Speaking is not binary

The first thing deployment taught us is that "respond or don't" is the wrong model. Our routing layer eventually grew five distinct lanes: a quick reply that costs nothing, a short answer without spinning up a full working session, a normal interactive turn, a durable background job, and a follow-up folded quietly into work already in progress. Most of the judgment isn't whether to speak but which register to speak in. A question about something the agent already knows should not launch a research session. A steering comment on running work should not spawn a second worker — it should merge into the first.

The second thing it taught us is that turn-taking is a context problem, not a politeness problem. The fix for the ignored 5:05 AM message wasn't a more eager trigger. It was giving the routing decision more memory: who had been doing what work in that channel, which agents were active, what the last few days of activity looked like. With that context, "download this file to drive as well" is obviously addressed to the agent that's been downloading files all week. Without it, the message is noise. Humans do this effortlessly — you know a half-sentence across the lab bench is for you because you know what you've been doing together. Agents have to be given that knowledge explicitly.

Rules we now design by

A few principles survived contact with real teams.

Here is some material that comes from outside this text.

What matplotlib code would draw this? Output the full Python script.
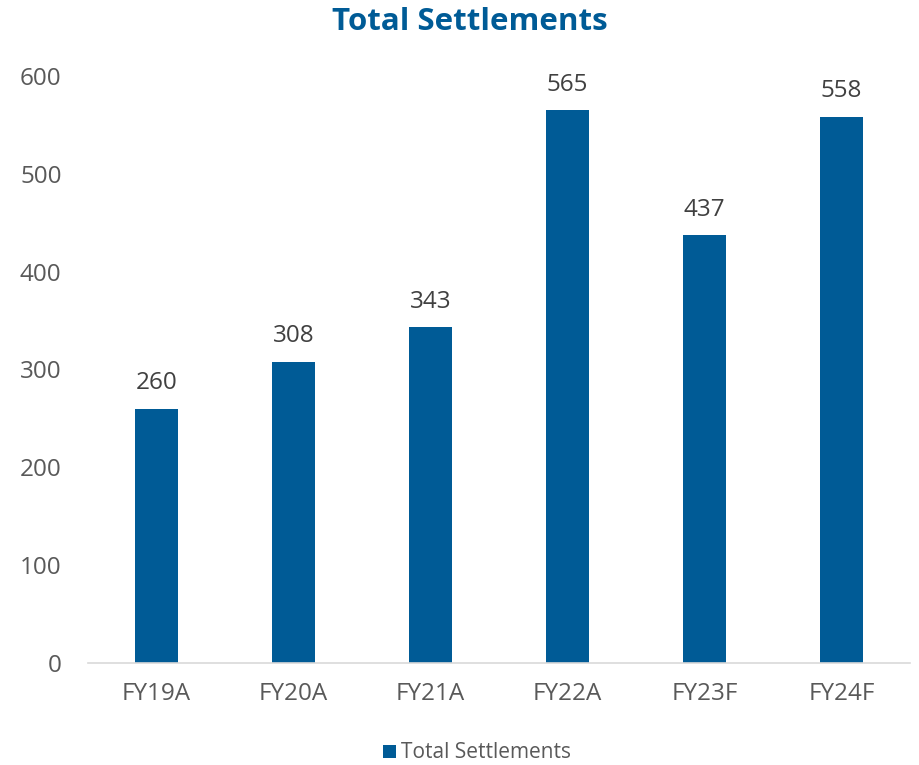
import matplotlib.pyplot as plt

plt.rcParams['font.family'] = ['Open Sans', 'DejaVu Sans']

categories = ['FY19A', 'FY20A', 'FY21A', 'FY22A', 'FY23F', 'FY24F']
settlements = [260, 308, 343, 565, 437, 558]

blue = '#005B96'
grey = '#595959'

fig = plt.figure(figsize=(9.19, 7.65), dpi=100, facecolor='white')
ax = fig.add_axes([88/919, 1-663/765, 822/919, (663-76)/765])

x = range(len(categories))
bars = ax.bar(x, settlements, width=0.32, color=blue, label='Total Settlements', zorder=2)
for xi, v in zip(x, settlements):
    ax.text(xi, v + 14, str(v), ha='center', va='bottom', fontsize=17.5, color='#404040')

ax.set_xlim(-0.5, len(categories) - 0.5)
ax.set_ylim(0, 600)
ax.set_yticks(range(0, 601, 100))
ax.set_xticks(list(x))
ax.set_xticklabels(categories)
ax.tick_params(axis='both', length=0, labelsize=17.5, colors=grey)
ax.tick_params(axis='x', pad=14)
ax.tick_params(axis='y', pad=19)

for s in ['top', 'right', 'left']:
    ax.spines[s].set_visible(False)
ax.spines['bottom'].set_color('#d9d9d9')
ax.spines['bottom'].set_linewidth(1.2)

fig.text(470/919, 1-22/765, 'Total Settlements', ha='center', va='center',
         fontsize=22.5, fontweight='bold', color=blue)

fig.legend(handles=[bars], labels=['Total Settlements'], loc='center',
           bbox_to_anchor=(477/919, 1-753/765), frameon=False, fontsize=15,
           labelcolor=grey, handlelength=0.6, handleheight=0.6, handletextpad=0.25)

fig.savefig('out.png', dpi=100)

  • Speak when you hold state someone is about to lose. The best reason for an agent to interject is divergence: the plan says one thing, the observed work says another, and nobody else is positioned to notice. This is the core bet of Bruno, the coordination agent we wrote up for ICML — it drafts decision logs from meetings and flags when stated plans drift from execution. That message is worth an interruption. Most messages aren't.
  • Never ask a question you can answer from context. If the user has stated the goal and the goal hasn't changed, continuing is the respectful move. Asking permission feels safe to the agent and costs the human a turn. Across a long project those turns are the difference between a colleague and a chore.
  • Distinguish silence from absence. If an agent decides a message isn't for it, that decision should be cheap to audit — and when confidence is low, the right output is the lightest possible acknowledgment, not nothing. An emoji-weight signal that says I saw this and judged it not mine turns an invisible failure into a correctable one.
  • Match the register to the cost of being wrong. Routine state can flow to a dashboard nobody is forced to read. Plans on a cadence. Mutations only with confirmation. Interruptions reserved for divergence and loss. The channel is the scarcest resource the team has; treat writing to it as spending.
  • One voice per thread. Whatever the infrastructure is doing — retries, timeouts, parallel workers — the team should experience a single coherent colleague. Two answers to one question is worse than one wrong answer, because it converts a mistake into distrust.

The human mirror

None of these rules are only about AI. They're a description of the colleague everyone wants: the one who speaks up the moment the experiment diverges from the plan, stays quiet while you think, answers the half-addressed question because they know it's theirs, and never makes you manage their need to be seen working. Linguists have formalized parts of this — say as much as the situation requires and no more — but mostly it's craft, learned by every good lab member through years of being gently shushed.

We spend enormous effort evaluating what agents say and almost none evaluating when. Yet in every deployment we've run, the when is what determined whether a team kept the agent. Capability got the agent invited into the channel. Turn-taking decided whether it got to stay.